Speed Control of DC Motor Using Fuzzy PID Controller

TL;DR

This paper presents a fuzzy logic-based self-tuning PID controller for DC motor speed control, demonstrating improved dynamic response and accuracy through simulation and practical Arduino experiments.

Contribution

It introduces a fuzzy auto-tuning method for PID parameters, enhancing control performance and robustness over conventional PID controllers.

Findings

Fuzzy self-tuning PID achieves better dynamic response.

Simulation and practical tests confirm improved speed control.

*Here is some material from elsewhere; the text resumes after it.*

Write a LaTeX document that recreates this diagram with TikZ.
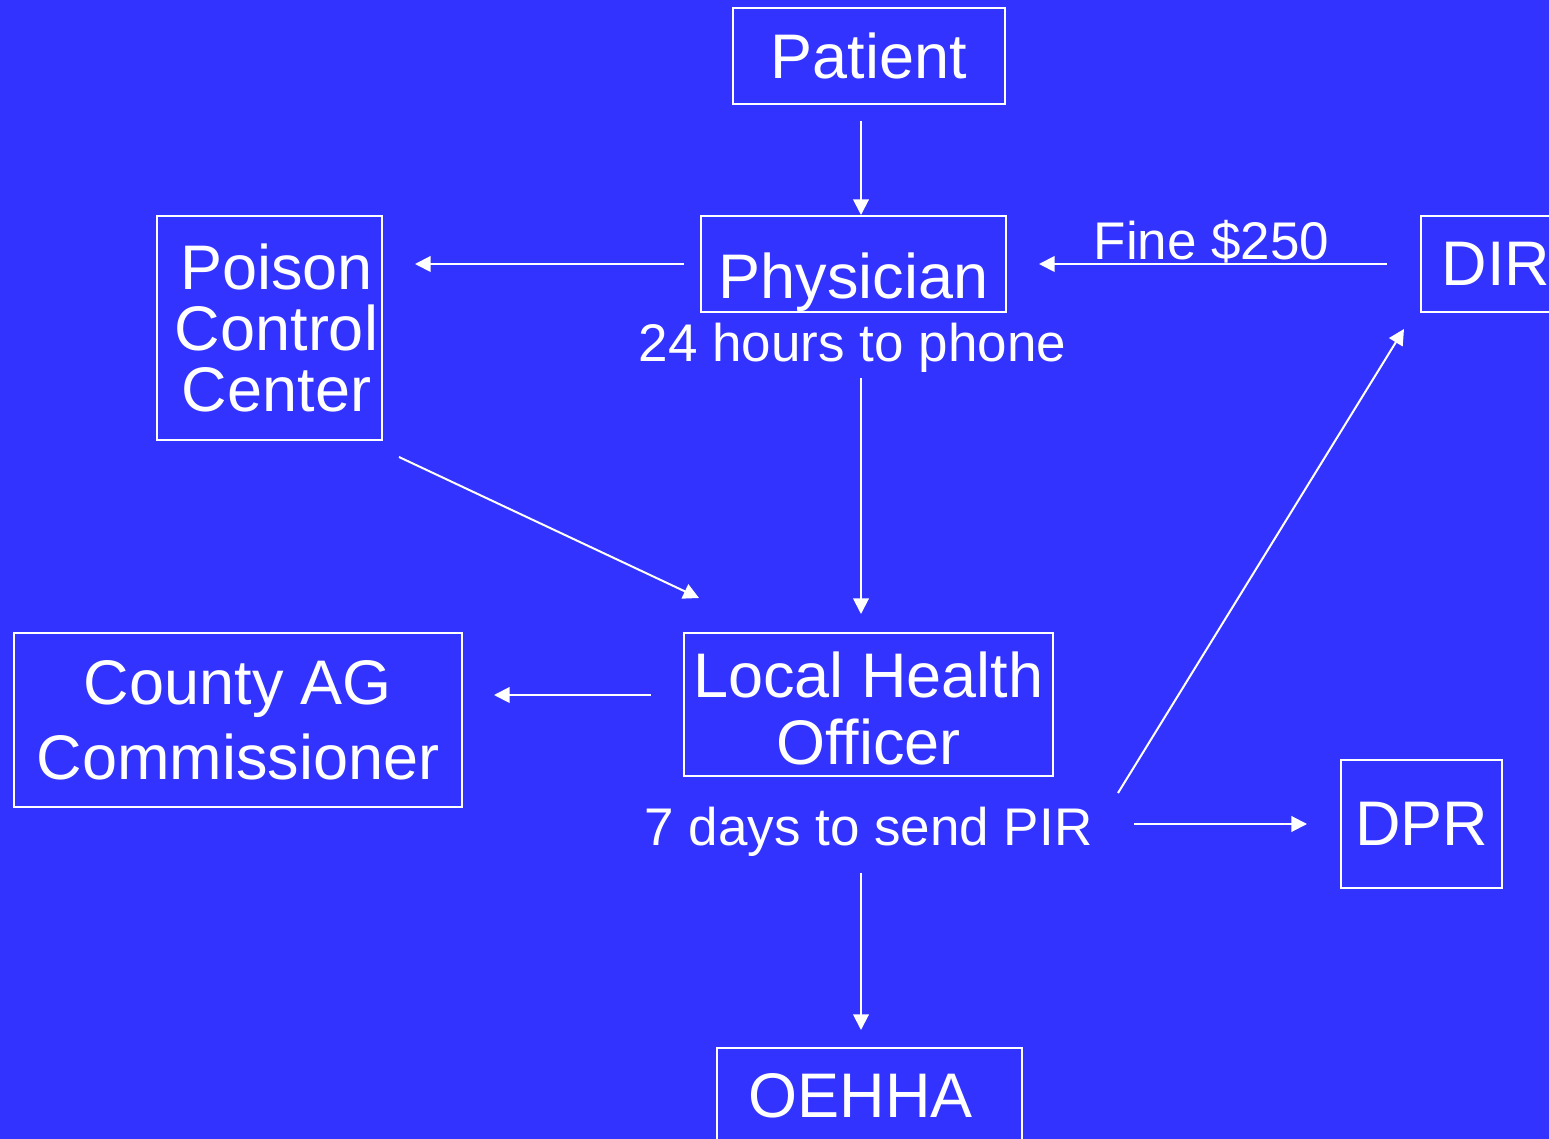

Zero overshoot and steady-state error achieved.

Abstract

In this project, we designed a DC motor whose speed can be controlled by a PID controller. The proportional, integral and derivative gains (KP, KI, KD) of the PID controller are adjusted according to Fuzzy logic. First of all, the fuzzy logic controller is designed according to rules so that the systems is basically robust. There are 25 rules for the auto-tuning of each parameter of the PID controller. The FLC (fuzzy logic controller) has two inputs. The first is the motor speed error between the reference (setpoint) and the actual speed. The second is the variation of the speed error (derivative of the speed error). Secondly the output of the FLC is the parameters of the PID controller which are used to control the speed of the DC motor. The study shows that both the precise characters of PID controllers and the flexible characters of fuzzy controllers are present in the fuzzy self-tuning PID controller. The fuzzy auto-tuning approach implemented on a conventional PID structure was able to control the speed of the DC motor. It also improved the dynamic and static response of the system. The comparison between the conventional response and the fuzzy self-tuning response was performed based on the simulation result obtained by MATLAB/SIMULINK. The simulation results show that the designed self-adaptive PID controller achieves good dynamic behavior of the DC motor, perfect speed tracking with short rise and settling times, zero overshoot and steady state error and thus gives better performance compared to the conventional PID controller. We then model the fuzzy PID using simple code on Arduino IDE and perform a practical experiment, to confirm our theorical results.